L’hydrogène, avec ses contraintes, se cantonne donc à un rôle de niche. Airbus le sait et ajuste sa feuille de route en conséquence, sans pour autant abandonner l’idée.
Les Répercussions sur l’Industrie et les Start-ups
Ce report ne touche pas qu’Airbus. Les start-ups et PME impliquées dans la filière hydrogène, notamment en France, ressentent le coup. Certaines, spécialisées dans les piles à combustible ou les réservoirs cryogéniques, comptaient sur ZEROe pour accélérer leur croissance. Avec un calendrier flou, leurs projets vacillent. En Occitanie, par exemple, le constructeur de bus à hydrogène Safra a été placé en redressement judiciaire début 2025, signe d’une filière fragile.

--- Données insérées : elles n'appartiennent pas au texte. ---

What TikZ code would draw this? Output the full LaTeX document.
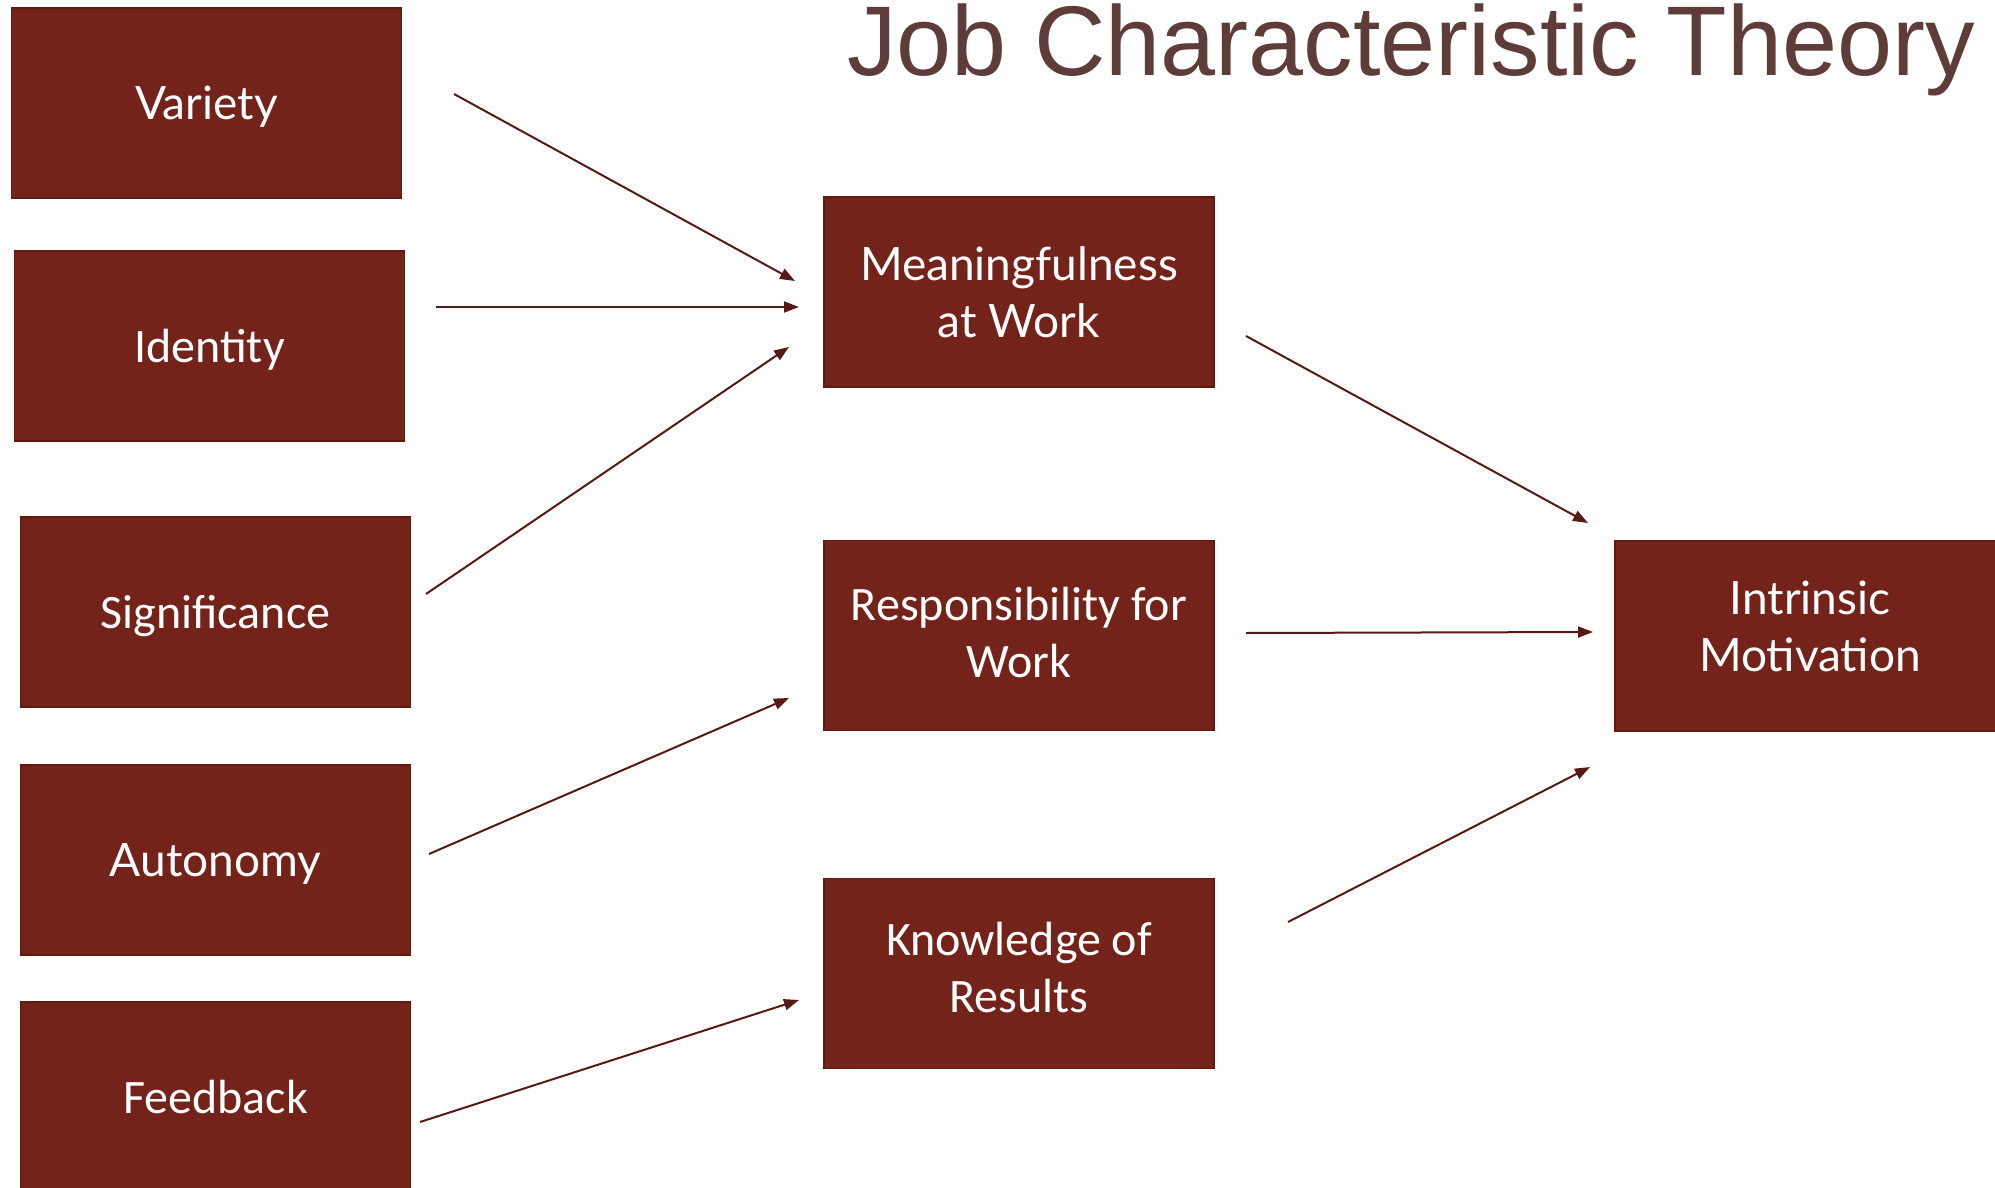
\documentclass[tikz,border=0pt]{standalone}
\usepackage{fontspec}
\setmainfont{Lato}
\newfontfamily\calfont{Carlito}
\newfontfamily\headfont{Liberation Sans}
\usetikzlibrary{arrows.meta}

\definecolor{boxred}{HTML}{74231A}
\definecolor{boxedge}{HTML}{5C1A10}
\definecolor{linkbrown}{HTML}{561A14}
\definecolor{headbrown}{HTML}{5E3C39}

\begin{document}
\begin{tikzpicture}[x=1pt, y=-1pt,
  box/.style={draw=boxedge, line width=1.5pt, fill=boxred, text=white,
    minimum width=390pt, minimum height=190pt, inner sep=0pt, align=center,
    font=\fontsize{46}{57}\selectfont},
  calbox/.style={box, font=\calfont\fontsize{48}{57}\selectfont},
  % one line, capitals centred in the box
  oneline/.style={text height=33pt, text depth=0pt},
  link/.style={draw=linkbrown, line width=2pt,
    -{Triangle[length=15pt, width=11pt]}}]
  \useasboundingbox[fill=white] (0,0) rectangle (1995,1188);

  % heading
  \node[anchor=base west, inner sep=0pt, text=headbrown,
    font=\headfont\fontsize{99}{110}\selectfont] (head) at (847,76)
    {Job Characteristic Theory};

  % core job characteristics
  \node[box, oneline]    (var)  at (206.5,103)  {Variety};
  \node[calbox, oneline] (iden) at (209.5,346)  {Identity};
  \node[calbox, oneline] (sig)  at (215.5,612)  {Significance};
  \node[box, oneline]    (aut)  at (215.5,860)  {Autonomy};
  \node[calbox, oneline] (feed) at (215.5,1097) {Feedback};

  % psychological states
  \node[box]    (mean) at (1019,292)   {Meaningfulness\\at Work};
  \node[calbox, text depth=6pt]  (resp) at (1019,635.5) {Responsibility for\\Work};
  \node[calbox, text depth=12pt] (know) at (1019,973.5) {Knowledge of\\Results};

  % outcome
  \node[box, text depth=20pt] (motiv) at (1810,636) {Intrinsic\\Motivation};

  % arrow ends
  \coordinate (a1) at (454,94);    \coordinate (b1) at (795,281);
  \coordinate (a2) at (436,307);   \coordinate (b2) at (799,307);
  \coordinate (a3) at (426,594);   \coordinate (b3) at (789,347);
  \coordinate (a4) at (429,854);   \coordinate (b4) at (789,698);
  \coordinate (a5) at (420,1122);  \coordinate (b5) at (799,1000);
  \coordinate (a6) at (1246,336);  \coordinate (b6) at (1588,523);
  \coordinate (a7) at (1246,633);  \coordinate (b7) at (1593,632);
  \coordinate (a8) at (1288,922);  \coordinate (b8) at (1590,767);

  \foreach \i in {1,...,8} \draw[link] (a\i) -- (b\i);
\end{tikzpicture}
\end{document}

Pourtant, ce ralentissement pourrait aussi être une opportunité. En décalant ZEROe, Airbus laisse du temps aux innovateurs pour peaufiner leurs solutions. Les regards se tournent désormais vers des collaborations internationales pour bâtir cet écosystème tant attendu.
Et Après ? Une Ambition en Sursis
Airbus ne ferme pas la porte à l’hydrogène. Le groupe maintient son ambition de proposer un avion commercial viable, même si le calendrier s’étire. Des tests continuent, et les leçons tirées de ZEROe pourraient nourrir d’autres projets. Mais une chose est sûre : la transition énergétique de l’aviation ne se fera pas en un jour. Entre espoirs déçus et pragmatisme, l’histoire de cet avion vert illustre les défis d’une industrie en mutation.
Alors, l’avion à hydrogène est-il un rêve reporté ou une chimère ? Une chose est certaine : demain se fabrique aujourd’hui, mais à un rythme que même les géants comme Airbus ne maîtrisent pas totalement.